Barbara Handler Segal has recalled strangers saying to her, “So you’re the Barbie doll!”

At first, she would turn and walk away; later, she learned to just stand and smile.

“It is very strange to have a doll named after you,” Segal has admitted. “Much of me is very proud that my folks invented the doll; I just wish I wasn’t attached to it.”

Californians Ruth and Elliot Handler manufactured dollhouse furniture, which they sold under their company name of Mattel. While successful, the Handlers were always casting about for one special item that would make Mattel an iconic name in the toy world.

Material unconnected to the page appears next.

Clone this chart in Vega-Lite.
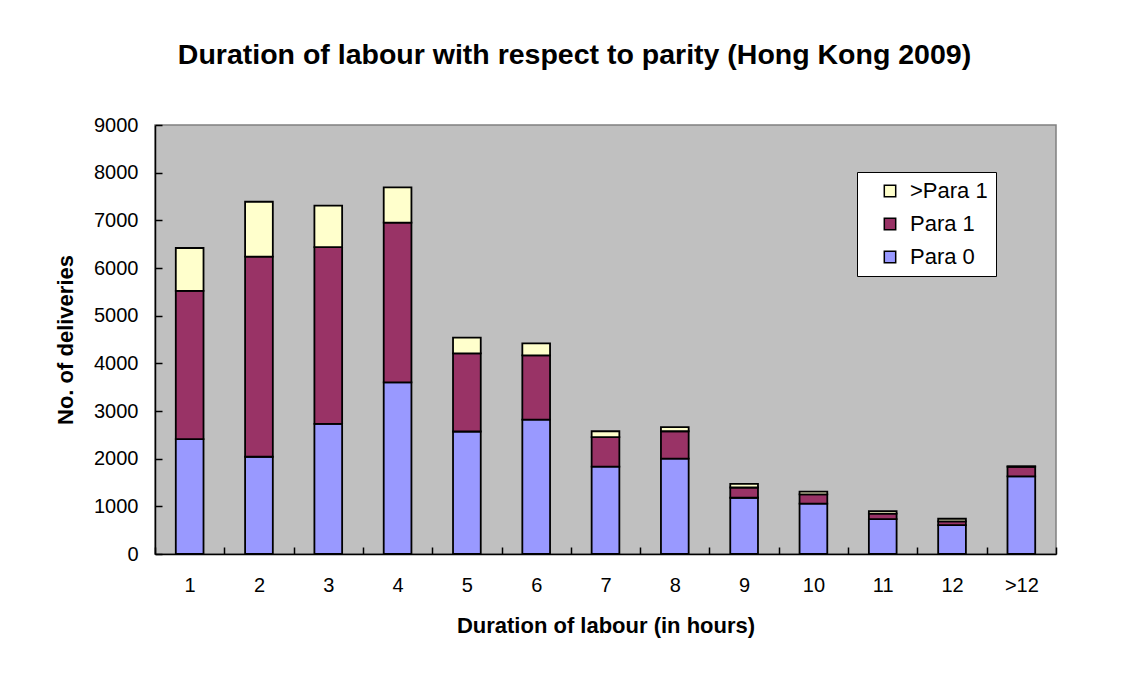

In the early 1950s the Handlers’ daughter, Barbara (b. 1941), had enjoyed playing with dolls. Not the run-of-the-mill, cherub-faced, infant variety, but shapely teenage paper dolls that came with fashionable cutout wardrobes.

Ruth told Elliot that Mattel should offer a three-dimensional doll, designed as a young woman and with an appeal to older girls. Elliot opined that the idea would never fly.

On a 1956 trip to Switzerland, however, the Handlers serendipitously found a doll much like the one Ruth had envisioned. “Lilli” was a German adult novelty toy that — unbeknownst to the Handlers — was based on a cartoon character who was, in reality, a prostitute.

Back home the couple spent three years developing a clean-cut counterpart to naughty Lilli, a doll that would proudly bear their daughter’s name.

On Barbie’s “official” birth date — March 9, 1959 — the doll debuted at a New York toy convention. On that day Barbie’s real-life namesake was a shy 17-year-old attending Los Angeles’s Hamilton High School.

First-version Barbie came dressed in a zebra-striped swimsuit and possessed a waterfall of blond or brown hair.

She earned mixed reviews, with some critics grumbling that the voluptuous, long-limbed toy was too expensive ($3 at a time when the hourly minimum wage was $1) and, at 11 ½ inches — the original Lilli size — too small in comparison to traditional dolls.

The main problem, though, was Barbie’s overt sexiness. Sears quickly declared her unfit for their store shelves. However, Barbie quickly flew off everyone else’s shelves and eventually became the bestselling doll in history, with worldwide sales of 1 billion units.

Barbie offered an extensive optional wardrobe and, later, morphed through numerous occupations and ethnicities.

Along the way, feminists often railed against her, labeling Barbie a vacuous bimbo and crying out that her proportional measurements (36-18-33) were unrealistic and potentially unhealthy for impressionable young girls who wanted to emulate her.

In 1961 Barbie’s boyfriend, Ken, arrived in stores. In doll form, he was California-beach cool, but the human Ken — named after Barbara’s real-life brother — once admitted, “I was a real nerd. I played the piano and went to movies with subtitles.”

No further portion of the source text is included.